This week's question: What was the most useless, destructive thing you ever learned in writing class
or in a writing craft book?
I’m struggling with this week’s question because the classes
I’ve taken have been mostly in the form of conference sessions or short
seminars, where I tend to internalize one important idea. My own filtering
process eliminates some that don’t work in my writing. The only multi-week course I took was from
the witty, smart Judy Greber, a.k.a. Gillian Roberts, who has made it a
point to never give bad advice.
The most useless idea I ever picked up can’t be blamed on a
speaker, but on my simplistic interpretation of more seasoned advice. Mystery writers
everywhere have heard this one: You need
a body on page one. So untrue, and not something any of the successful
authors whose words I lapped up would say. I tried it a few times, got pretty
close to page one, but making it a hard and fast rule is artificial to my style
of storytelling.
What teachers do say is that in the crime fiction genre you
need a conflict on page one. Your job is to signal that the world the
reader has entered is not quite as it should be. Preferably, the friction will
be related to the protagonist’s coming crisis. However, I’ve read the work of
some good storytellers whose first conflict has to do with putting the kids to
bed, or having the correct bus fare, or falling on the ice. These writers use
that conflict, however seemingly distant from the primary plotline, to show me
something about the protagonist or her world, the world that will be disturbed
by what happens on the main stage.
That’s not to say some authors don’t start with a body on
page one, and do it brilliantly. Police procedurals frequently start there, since
that’s the moment the cops begin their detecting narrative. Serial killer
novels may start with the villain disposing of his latest victim in some cruel
fashion, so that we get an idea of the heinous character of the criminal. But
if every piece of crime fiction had to start there, think how bored readers
would be, how predictable and formulaic the genre would become.
8 comments:
I like that idea that you need conflict at the beginning, not necessarily a body.

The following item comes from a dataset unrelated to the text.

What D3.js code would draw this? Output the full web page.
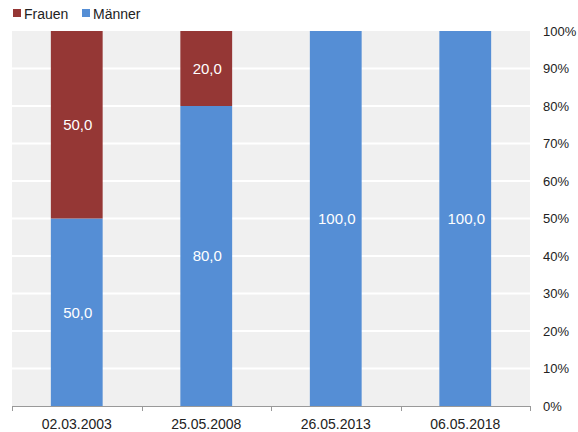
<!DOCTYPE html>
<html lang="de">
<head>
  <meta charset="UTF-8">
  <title>Frauen / Männer</title>
  <script src="https://d3js.org/d3.v7.min.js"></script>
  <style>
    body { margin: 0; background: #fff; font-family: "Liberation Sans", Arial, sans-serif; }
    svg text { font-family: "Liberation Sans", Arial, sans-serif; }
  </style>
</head>
<body>
  <div id="chart"></div>
  <script>
    const dates = ['02.03.2003', '25.05.2008', '26.05.2013', '06.05.2018'];
    const maenner = [50, 80, 100, 100];
    const frauen = [50, 20, 0, 0];
    const ticks = [0, 10, 20, 30, 40, 50, 60, 70, 80, 90, 100];

    const width = 578, height = 432;
    const plotLeft = 12, plotRight = 530, plotTop = 31, plotBottom = 406;
    const colors = { Frauen: '#953735', 'Männer': '#558ed5' };

    const svg = d3.select('#chart').append('svg')
      .attr('width', width).attr('height', height);

    const x = d3.scaleBand().domain(dates).range([plotLeft, plotRight])
      .paddingInner(0.6).paddingOuter(0.3);
    const y = d3.scaleLinear().domain([0, 100]).range([plotBottom, plotTop]);

    // plot background + gridlines
    svg.append('rect')
      .attr('x', plotLeft).attr('y', plotTop)
      .attr('width', plotRight - plotLeft).attr('height', plotBottom - plotTop)
      .attr('fill', '#f0f0f0');
    svg.selectAll('line.grid').data(ticks.slice(1, -1)).enter()
      .append('line').attr('class', 'grid')
      .attr('x1', plotLeft).attr('x2', plotRight)
      .attr('y1', d => y(d)).attr('y2', d => y(d))
      .attr('stroke', '#fff').attr('stroke-width', 2);

    const rows = dates.map((d, i) => ({ date: d, 'Männer': maenner[i], Frauen: frauen[i] }));
    const stack = d3.stack().keys(['Männer', 'Frauen'])(rows);

    stack.forEach(s => {
      svg.append('g').selectAll('rect').data(s).enter()
        .append('rect')
        .attr('x', d => x(d.data.date))
        .attr('width', x.bandwidth())
        .attr('y', d => y(d[1]))
        .attr('height', d => y(d[0]) - y(d[1]))
        .attr('fill', colors[s.key]);

      svg.append('g').selectAll('text').data(s.filter(d => d[1] - d[0] > 0)).enter()
        .append('text')
        .attr('x', d => x(d.data.date) + x.bandwidth() / 2 + 1)
        .attr('y', d => y((d[0] + d[1]) / 2))
        .attr('dy', '0.35em')
        .attr('text-anchor', 'middle')
        .attr('fill', '#fff')
        .style('font-size', '15px')
        .text(d => (d[1] - d[0]).toFixed(1).replace('.', ','));
    });

    // x axis
    svg.append('line')
      .attr('x1', plotLeft).attr('x2', plotRight)
      .attr('y1', plotBottom + 0.5).attr('y2', plotBottom + 0.5)
      .attr('stroke', '#999');
    const edges = [plotLeft].concat(dates.slice(1).map(d => x(d) - (x.step() - x.bandwidth()) / 2), [plotRight]);
    svg.selectAll('line.xt').data(edges).enter()
      .append('line').attr('class', 'xt')
      .attr('x1', d => Math.round(d) + 0.5).attr('x2', d => Math.round(d) + 0.5)
      .attr('y1', plotBottom).attr('y2', plotBottom + 5)
      .attr('stroke', '#999');
    svg.selectAll('text.xl').data(dates).enter()
      .append('text').attr('class', 'xl')
      .attr('x', d => x(d) + x.bandwidth() / 2)
      .attr('y', 429)
      .attr('text-anchor', 'middle')
      .attr('fill', '#222')
      .style('font-size', '14px')
      .text(d => d);

    // y labels on the right
    svg.selectAll('text.yl').data(ticks).enter()
      .append('text').attr('class', 'yl')
      .attr('x', 543)
      .attr('y', d => y(d))
      .attr('dy', '0.35em')
      .attr('fill', '#222')
      .style('font-size', '13px')
      .text(d => d + '%');

    // legend
    const legend = [['Frauen', 13], ['Männer', 82]];
    legend.forEach(([k, lx]) => {
      svg.append('rect').attr('x', lx).attr('y', 9).attr('width', 8).attr('height', 8)
        .attr('fill', colors[k]);
      svg.append('text').attr('x', lx + 11).attr('y', 19)
        .attr('fill', '#222').style('font-size', '14px').text(k);
    });
  </script>
</body>
</html>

I'm currently reading a book that leads off with several pages of ho-hum activity. I wouldn't have kept reading it if it wasn't by an author I had heard good things about. Sure enough, halfway through it's gotten really good. But I wonder if in her early books she had conflict earlier on.
Bottom line, even though I wasn't blown away by excitement in the first few pages, the writing was perfectly good--unlike many debut books I read in which the writing is poor and turns me off. So for me, good writing trumps a body.
I used to take workshop/conference writing advice so much to heart that I'd shut down, think I was doing everything wrong, and despair.
Like the whole thing with prologues--I had fits for years about this because my debut has a prologue. GASP. Catriona mentioned this on her Saturday guest post on The Debutante Ball--people get so vociferous about it! When really, prologues are just another craft trick in our arsenal of craft tricks.
But, the absolutely worst advice? A guru teacher who shall remain anonymous, who only writes in first person, who told me when I dared to bring a third-person piece to his workshop that third was basically for hacks and people who only sold paperbacks in airports. Can you believe that? I cried. And now, of course, I'm thinking: my paperbacks in airports? Hell, yeah, bring it on!
But it did stop me for awhile. I cried during the workshop too.
Lisa, what a horrible, unhelpful "guru!" Our job is to write a story that will capture readers, sometimes by teasing them in with soft whispers and sometimes with loud bangs. The fact that there are so many published crime fiction writers attracting their own audiences makes it abundantly clear there is no one right way.
I happen to think the best advice writers can be given is guidance on how to read as writers, not as garden-variety readers. It's a different set of skills, skills that emphasize seeing how things work, not what happens next. Once a writer learns how to read like a writer, s/he shouldn't need to rely on how-to writing books. By extension, the worst advice would be (in my not-so-humble opinion)books full of exercises, with little analysis of passages of good writing.
So true, Susan. He was all ego, so, in reality, the worst instructor ever. He's still got acolytes though, which is interesting to me. One time I went to a reading of his acolytes, and their prose all sounded the same. It was like an MFA program gone very, very wrong. :-)
Lisa, so funny. It's a balance, learning to listen to advice we may not like and learning to ignore advice that is no good (or at least no good for us).
Barry, that's how I learned to write - by being an insatiable reader from toddlerhood on. I don't always slow down to analyze the writing. Some of it osmoses - things like tone, rhythm, and humor. But you're right that reading with your writing antennae up is a great way to learn this craft.
Whoops - I'm not anonymous! Must have hit the wrong button, Lisa and Barry. sorry.
Lisa Alber--
I have to comment on your really bad experience. In my very un-humble opinion, writing in the third person is almost always more challenging AND more fun than confining oneself to a single pair of eyes and ears. Imagining events through several characters' perceptions requires that the writer BE those characters. I wish I'd been there. I would've asked the guru whether he thought Shakespeare was a hack for presenting events through multiple points of view. But on second thought, I wouldn't have bothered. He was obviously to dense to get it.